Many years later, I read the book Chickenhawk, the greatest book ever on the experiences of a "chopper" pilot in Nam. So detailed is the book that you felt you could fly one after reading just a few chapters.

This video is a tribute to one of those chopper pilots who recently died. Paint it black.

You're a 19 year old kid. You're critically wounded, and dying in the jungle in the Ia Drang Valley, 11-14-1965. LZ Xray, Vietnam. Your Infantry Unit is outnumbered 8 - 1, and the enemy fire is so intense, from 100 or 200 yards away, that your own Infantry Commander has ordered the MediVac helicopters to stop coming in.

You're lying there, listening to the enemy machine guns, and you know you're not getting out. Your family is 1/2 way around the world, 12,000 miles away, and you'll never see them again. As the world starts to fade in and out, you know this is the day.

Then, over the machine gun noise, you faintly hear that sound of a helicopter, and you look up to see a Huey, but it doesn't seem real, because no Medi-Vac markings are on it.

Ed Freeman is coming for you. He's not Medi-Vac, so it's not his job, but he's flying his Huey down into the machine gun fire, after the Medi-Vacs were ordered not to come.

He's coming anyway.

And he drops it in, and sits there in the machine gun fire, as they load 2 or 3 of you on board.

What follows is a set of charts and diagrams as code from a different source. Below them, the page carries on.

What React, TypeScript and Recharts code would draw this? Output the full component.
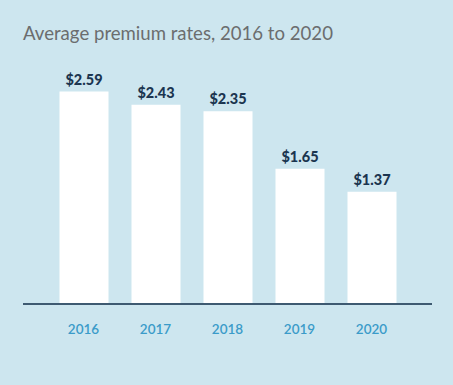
import React from "react";
import { BarChart, Bar, XAxis, YAxis, LabelList } from "recharts";

const years = ["2016", "2017", "2018", "2019", "2020"];
const rates = [2.59, 2.43, 2.35, 1.65, 1.37];
const title = "Average premium rates, 2016 to 2020";

const data = years.map((year, i) => ({ year, rate: rates[i] }));

const W = 453;
const H = 385;
const BG = "#cde6ef";

export default function App() {
  return (
    <div style={{ position: "fixed", left: 0, top: 0, width: W, height: H, background: BG }}>
      <BarChart
        width={W}
        height={H}
        data={data}
        margin={{ top: 58, right: 21, bottom: 51, left: 23 }}
        barSize={49}
      >
        <YAxis hide domain={[0, 3]} />
        <XAxis
          dataKey="year"
          padding={{ left: 24.5, right: 24.5 }}
          axisLine={{ stroke: "#3e5a71", strokeWidth: 2 }}
          tickLine={false}
          tickMargin={14}
          tick={{ fill: "#3a9bc9", fontSize: 13.5, fontFamily: "Lato", fontWeight: 600 }}
          interval={0}
        />
        <Bar dataKey="rate" fill="#ffffff" isAnimationActive={false}>
          <LabelList
            dataKey="rate"
            position="top"
            offset={7}
            formatter={(v: any) => `$${Number(v).toFixed(2)}`}
            style={{ fill: "#1b3550", fontSize: 14.5, fontWeight: 900, fontFamily: "Lato" }}
          />
        </Bar>
      </BarChart>
      <svg
        width={W}
        height={H}
        style={{ position: "absolute", left: 0, top: 0, pointerEvents: "none" }}
      >
        <text x={23} y={40} fill="#6b6d6e" fontSize={18.6} fontFamily="Lato">
          {title}
        </text>
      </svg>
    </div>
  );
}
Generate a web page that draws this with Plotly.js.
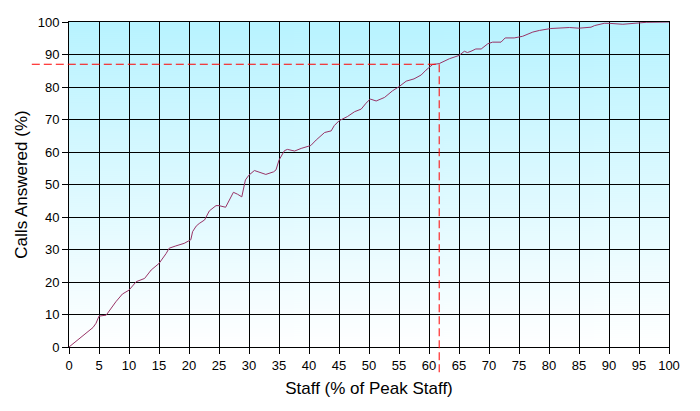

Then he flies you up and out through the gunfire, to the Doctors and Nurses.

And, he kept coming back...13 more times...and took about 70 of you and your buddies out, who would never have gotten out.

Medal of Honor Recipient Ed Freeman died last Wednesday 24th at the age of 80, in Boise, ID...May God rest his soul...



Anonymous said...

Here Here, top man.

And it makes this video that Iv come across A Powerful Reminder Of what our forefathers did for us, and why we can never let their actions die through political correctness, or just plain apathy.

Anonymous said...

The vid is of course just as applicaple to today in Helmand province ...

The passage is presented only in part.